My social soundtrack changed during the mid nineties when I started college where a whole new sub-culture of individualism had evolved to greet me. Rock and Pop wannabes would sit huddled the far corner of the main hall with a CD player that sang The Doors, David Bowie, Bob Marley, Jimi Hendrix, Neil Young, and Bob Dylan. My social circles outside of college were encumbered in the repetitive beats of Dance and Trance music – most of it played on a hissy copy-of-a-copy cassette tape; pushing through cheap Halfords speakers fixed to a wooden plank on the parcel shelf of someone’s Vauxhall Nova – chugging and spluttering to its own repetitive groove.

In time, the ashes of social flourish sailed away on the winds of my departed student bliss. In my 20’s and weathered and worn by personal changes that had occurred in my life, I had put away childish things and started exploring wider musical fields like Jazz, Blues and Classical music.
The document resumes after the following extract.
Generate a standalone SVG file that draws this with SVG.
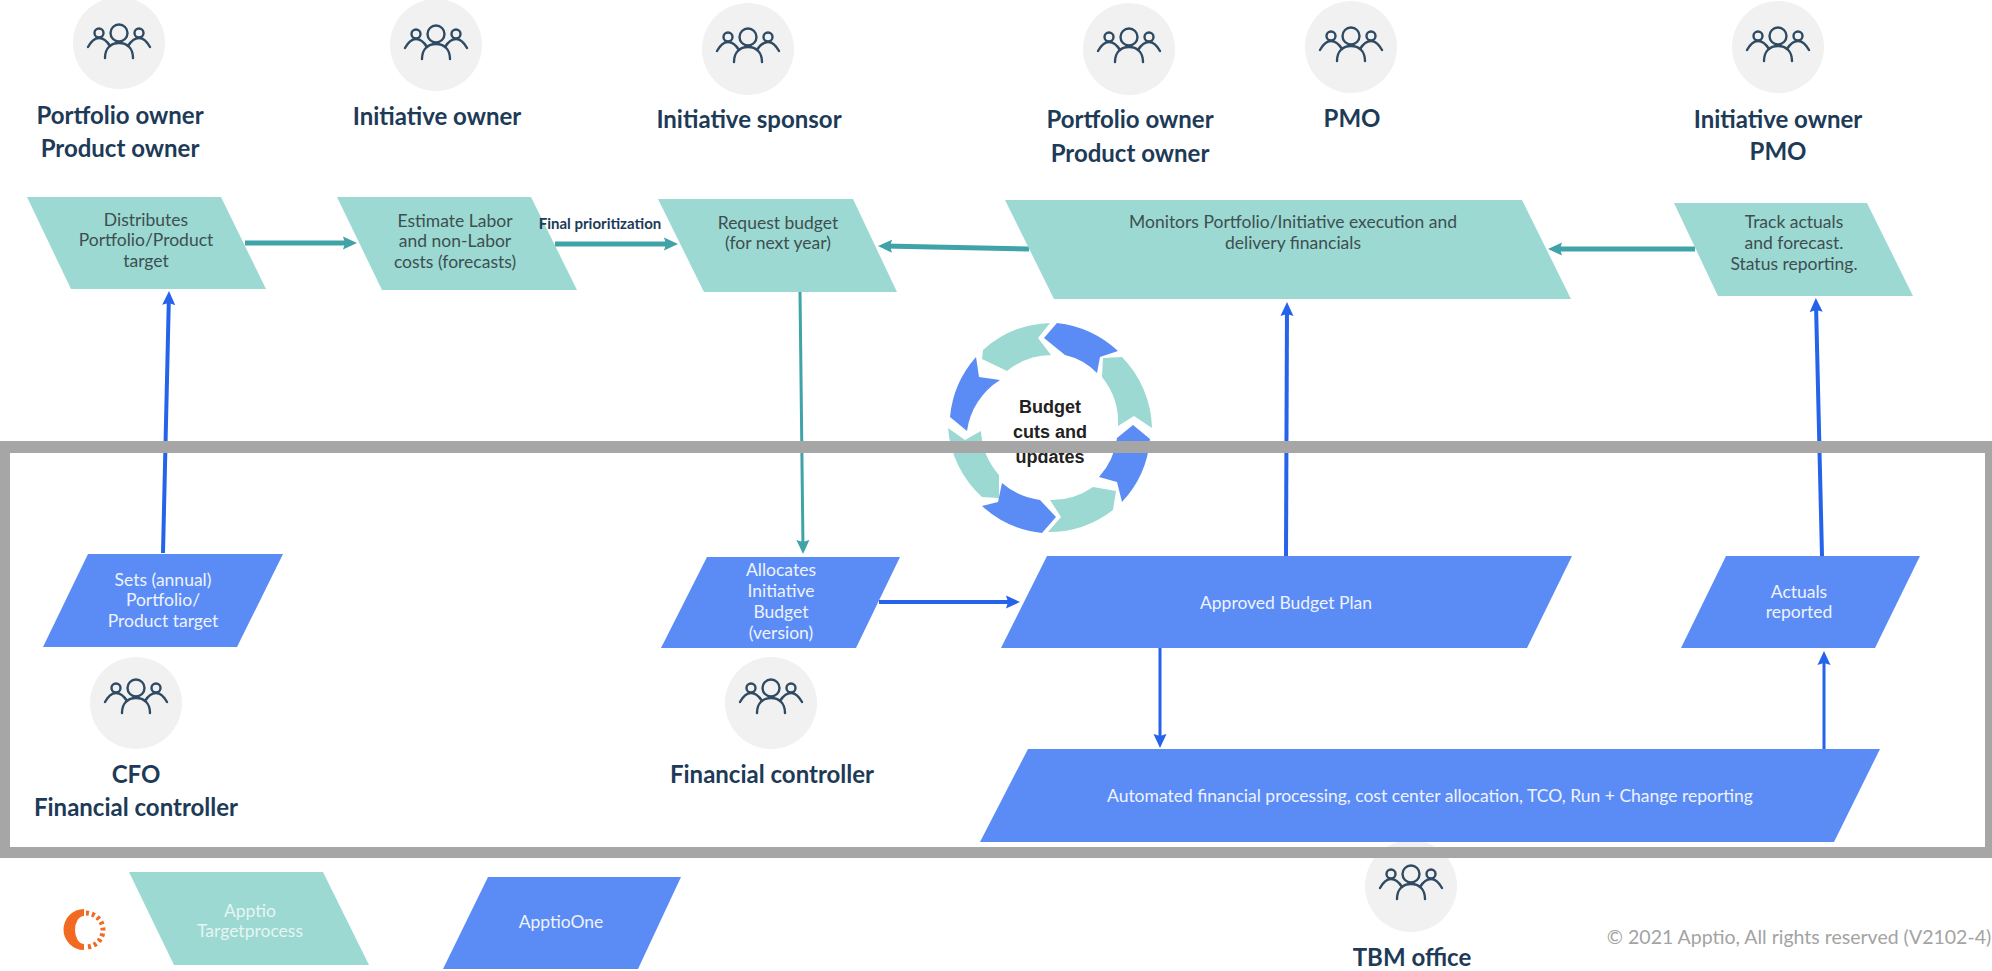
<svg xmlns="http://www.w3.org/2000/svg" width="1992" height="971" viewBox="0 0 1992 971">
<style>
text{font-family:Lato,"Open Sans","Liberation Sans",sans-serif;text-anchor:middle}
.role{font-size:24px;font-weight:700;fill:#1d3a57}
.tl{font-size:17.5px;fill:#3d4f50}
.bl{font-size:17.5px;fill:#eef3ff}
.lg{font-size:17.5px;fill:#e6f5f3}
.ring-t{font-family:"Liberation Sans",sans-serif;font-size:18px;font-weight:700;fill:#222}
.avatar{fill:#f1f1f1}
.p-teal{fill:#9cd9d2}
.p-blue{fill:#5b8cf5}
.icon{fill:none;stroke:#2f4a63;stroke-width:2.4;stroke-linecap:round}
.c-teal{fill:none;stroke:#3fa3a8;stroke-width:5}
.c-teal-thin{fill:none;stroke:#3fa3a8;stroke-width:3}
.c-blue{fill:none;stroke:#2563eb;stroke-width:4}
.c-blue-thin{fill:none;stroke:#2563eb;stroke-width:3}
</style>
<defs>
<marker id="ht" markerUnits="userSpaceOnUse" markerWidth="14" markerHeight="14" refX="8" refY="7" orient="auto"><path d="M0 .5L14 7L0 13.500L2 7Z" fill="#3fa3a8"/></marker>
<marker id="hb" markerUnits="userSpaceOnUse" markerWidth="14" markerHeight="14" refX="8" refY="7" orient="auto"><path d="M0 .5L14 7L0 13.500L2 7Z" fill="#2563eb"/></marker>
<g id="people" class="icon">
<circle cx="0" cy="-10" r="8.500"/><circle cx="-20" cy="-10" r="4.500"/><circle cx="20" cy="-10" r="4.500"/>
<path d="M-14 15C-14 5-8 0 0 0S14 5 14 15"/>
<path d="M-31 4Q-26-5-20-5Q-14-5-9 3"/><path d="M31 4Q26-5 20-5Q14-5 9 3"/>
</g>
</defs>
<rect width="1992" height="971" fill="#fff"/>

<g id="connectors">
<path class="c-blue" marker-end="url(#hb)" d="M163 553L168.900 297"/>
<path class="c-teal" marker-end="url(#ht)" d="M245 243L351 243"/>
<path class="c-teal" marker-end="url(#ht)" d="M555 244L672 244"/>
<path class="c-teal" marker-end="url(#ht)" d="M1029 249L884 246"/>
<path class="c-teal" marker-end="url(#ht)" d="M1695 249L1554 249"/>
<path class="c-teal-thin" marker-end="url(#ht)" d="M800 292L803 548"/>
<path class="c-blue" marker-end="url(#hb)" d="M1286 556L1287 308"/>
<path class="c-blue" marker-end="url(#hb)" d="M1822 556L1816 304"/>
<path class="c-blue" marker-end="url(#hb)" d="M879 602L1014 602"/>
<path class="c-blue-thin" marker-end="url(#hb)" d="M1160 648L1160 742"/>
<path class="c-blue-thin" marker-end="url(#hb)" d="M1824 749L1824 657"/>
</g>

<g id="ring">
<path class="p-blue" d="M1057 323A108 108 0 0 1 1118 351L1100 357L1097 373A65 65 0 0 0 1065 355L1044 338Z"/>
<path class="p-teal" d="M983 350A105 105 0 0 1 1050 323L1038 338L1051 355A72 72 0 0 0 1007 371L982 359Z"/>
<path class="p-blue" d="M976 357A105 105 0 0 0 950 417L967 431A72 72 0 0 1 1000 380L979 377Z"/>
<path class="p-teal" d="M948 428L965 440L981 431A72 72 0 0 0 999 475L999 498L982 497A105 105 0 0 1 948 428Z"/>
<path class="p-blue" d="M1002 483A72 72 0 0 0 1040 500L1056 517L1042 533A105 105 0 0 1 982 506L998 502Z"/>
<path class="p-teal" d="M1050 500A72 72 0 0 0 1093 487L1116 491L1113 510A105 105 0 0 1 1048 532L1061 517Z"/>
<path class="p-blue" d="M1133 425L1150 439A105 105 0 0 1 1122 502L1117 482L1099 477A72 72 0 0 0 1117 438Z"/>
<path class="p-teal" d="M1103 358L1122 357A105 105 0 0 1 1152 428L1134 416L1118 426A72 72 0 0 0 1102 377Z"/>
<text class="ring-t" x="1050" y="413">Budget</text>
<text class="ring-t" x="1050" y="438">cuts and</text>
<text class="ring-t" x="1050" y="463">updates</text>
</g>

<g id="role-portfolio-1"><circle class="avatar" cx="119" cy="43" r="46"/><use href="#people" x="119" y="43"/><text class="role" x="120" y="124">Portfolio owner</text><text class="role" x="120" y="157">Product owner</text></g>
<g id="role-initiative-owner"><circle class="avatar" cx="436" cy="45" r="46"/><use href="#people" x="436" y="44"/><text class="role" x="437" y="125">Initiative owner</text></g>
<g id="role-sponsor"><circle class="avatar" cx="748" cy="49" r="46"/><use href="#people" x="748" y="47"/><text class="role" x="749" y="128">Initiative sponsor</text></g>
<g id="role-portfolio-2"><circle class="avatar" cx="1129" cy="49" r="46"/><use href="#people" x="1129" y="47"/><text class="role" x="1130" y="128">Portfolio owner</text><text class="role" x="1130" y="162">Product owner</text></g>
<g id="role-pmo"><circle class="avatar" cx="1351" cy="47" r="46"/><use href="#people" x="1351" y="46"/><text class="role" x="1352" y="127">PMO</text></g>
<g id="role-initiative-pmo"><circle class="avatar" cx="1778" cy="47" r="46"/><use href="#people" x="1778" y="46"/><text class="role" x="1778" y="128">Initiative owner</text><text class="role" x="1778" y="160">PMO</text></g>
<g id="role-cfo"><circle class="avatar" cx="136" cy="703" r="46"/><use href="#people" x="136" y="698"/><text class="role" x="136" y="783">CFO</text><text class="role" x="136" y="816">Financial controller</text></g>
<g id="role-fc"><circle class="avatar" cx="771" cy="703" r="46"/><use href="#people" x="771" y="698"/><text class="role" x="772" y="783">Financial controller</text></g>
<g id="role-tbm"><circle class="avatar" cx="1411" cy="886" r="46"/><use href="#people" x="1411" y="884"/><text class="role" x="1412" y="966">TBM office</text></g>

<g id="node-distributes"><path class="p-teal" d="M27 197H221L266 289H71Z"/><text class="tl" x="146" y="226">Distributes</text><text class="tl" x="146" y="246">Portfolio/Product</text><text class="tl" x="146" y="267">target</text></g>
<g id="node-estimate"><path class="p-teal" d="M337 197H531L577 290H382Z"/><text class="tl" x="455" y="227">Estimate Labor</text><text class="tl" x="455" y="247">and non-Labor</text><text class="tl" x="455" y="268">costs (forecasts)</text></g>
<text id="label-final" x="600" y="229" style="font-size:15px;font-weight:700;fill:#1d3a57">Final prioritization</text>
<g id="node-request"><path class="p-teal" d="M658 199H853L897 292H704Z"/><text class="tl" x="778" y="229">Request budget</text><text class="tl" x="778" y="249">(for next year)</text></g>
<g id="node-monitors"><path class="p-teal" d="M1005 200H1522L1571 299H1054Z"/><text class="tl" x="1293" y="228">Monitors Portfolio/Initiative execution and</text><text class="tl" x="1293" y="249">delivery financials</text></g>
<g id="node-track"><path class="p-teal" d="M1674 203H1867L1913 296H1718Z"/><text class="tl" x="1794" y="228">Track actuals</text><text class="tl" x="1794" y="249">and forecast.</text><text class="tl" x="1794" y="270">Status reporting.</text></g>
<g id="node-sets"><path class="p-blue" d="M88 554H283L237 647H43Z"/><text class="bl" x="163" y="586">Sets (annual)</text><text class="bl" x="163" y="606">Portfolio/</text><text class="bl" x="163" y="627">Product target</text></g>
<g id="node-allocates"><path class="p-blue" d="M707 557H900L856 648H661Z"/><text class="bl" x="781" y="576">Allocates</text><text class="bl" x="781" y="597">Initiative</text><text class="bl" x="781" y="618">Budget</text><text class="bl" x="781" y="639">(version)</text></g>
<g id="node-approved"><path class="p-blue" d="M1047 556H1572L1527 648H1001Z"/><text class="bl" x="1286" y="609">Approved Budget Plan</text></g>
<g id="node-actuals"><path class="p-blue" d="M1726 556H1920L1875 648H1681Z"/><text class="bl" x="1799" y="598">Actuals</text><text class="bl" x="1799" y="618">reported</text></g>
<g id="node-automated"><path class="p-blue" d="M1028 749H1880L1834 842H980Z"/><text class="bl" x="1430" y="802">Automated financial processing, cost center allocation, TCO, Run + Change reporting</text></g>

<path id="frame" fill="#a6a6a6" fill-rule="evenodd" d="M0 441H1992V858H0ZM10 453V847H1985V453Z"/>

<g id="legend">
<g id="logo"><path fill="#f26a21" d="M84 909A20.500 20.500 0 0 0 84 950L84 944A9 14 0 0 1 84 916Z"/><path fill="none" stroke="#f26a21" stroke-width="5" stroke-dasharray="3 3" d="M86 913A17 17 0 0 1 86 947"/></g>
<g id="legend-teal"><path class="p-teal" d="M129 872H323L369 965H174Z"/><text class="lg" x="250" y="917">Apptio</text><text class="lg" x="250" y="937">Targetprocess</text></g>
<g id="legend-blue"><path class="p-blue" d="M488 877H681L638 969H443Z"/><text class="bl" x="561" y="928">ApptioOne</text></g>
<text id="copyright" x="1799" y="944" style="font-size:19.500px;fill:#a3a3a3">© 2021 Apptio, All rights reserved (V2102-4)</text>
</g>
</svg>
My first job at the local theatre where variety was aplenty provided the perfect base in which to indulge my cultural interests.

Mid twenties and I had become acquainted with the Internet’s secret sources. Before Pirate Bay, Napster and Limewire captained the pirate sea; scattering its musical booty to the masses, along wit the occasional case of the worms if you weren’t carefull. Online music services like Last.fm soon rose to the fore – legal desktop conduits with cleaver algorithms that opened the rabbit holes I could only have dreames of in the Peel days. Then came Spotify and 6 Music in the spirit of the departed John Peel: play what’s not being played elsewhere.

In 2010, internet streaming services like Last.fm, Grooveshark, and Spotify offer a vast database of information: biographies, discographies, and similar artists. Stations and playlists can be tailored by genre; even gender. Software is readily available to download and use on mobile phones – music on the move. Social media gives up-to-the-minute news on the latest music and events; cassette bootlegs with photocopied artwork no longer have to be hunted down like wild game across the vast planes of frantic Camden soaks.

Over the last nine years I have indulged in music that – once upon at time – there would have been more chance of seeing me smile cheerfully through the steam at a locomotive convention than listen to. The saloon doors of choice have been blown wide open.  The sonic ocean has never been more inviting.

The Massive Attack album was keeper.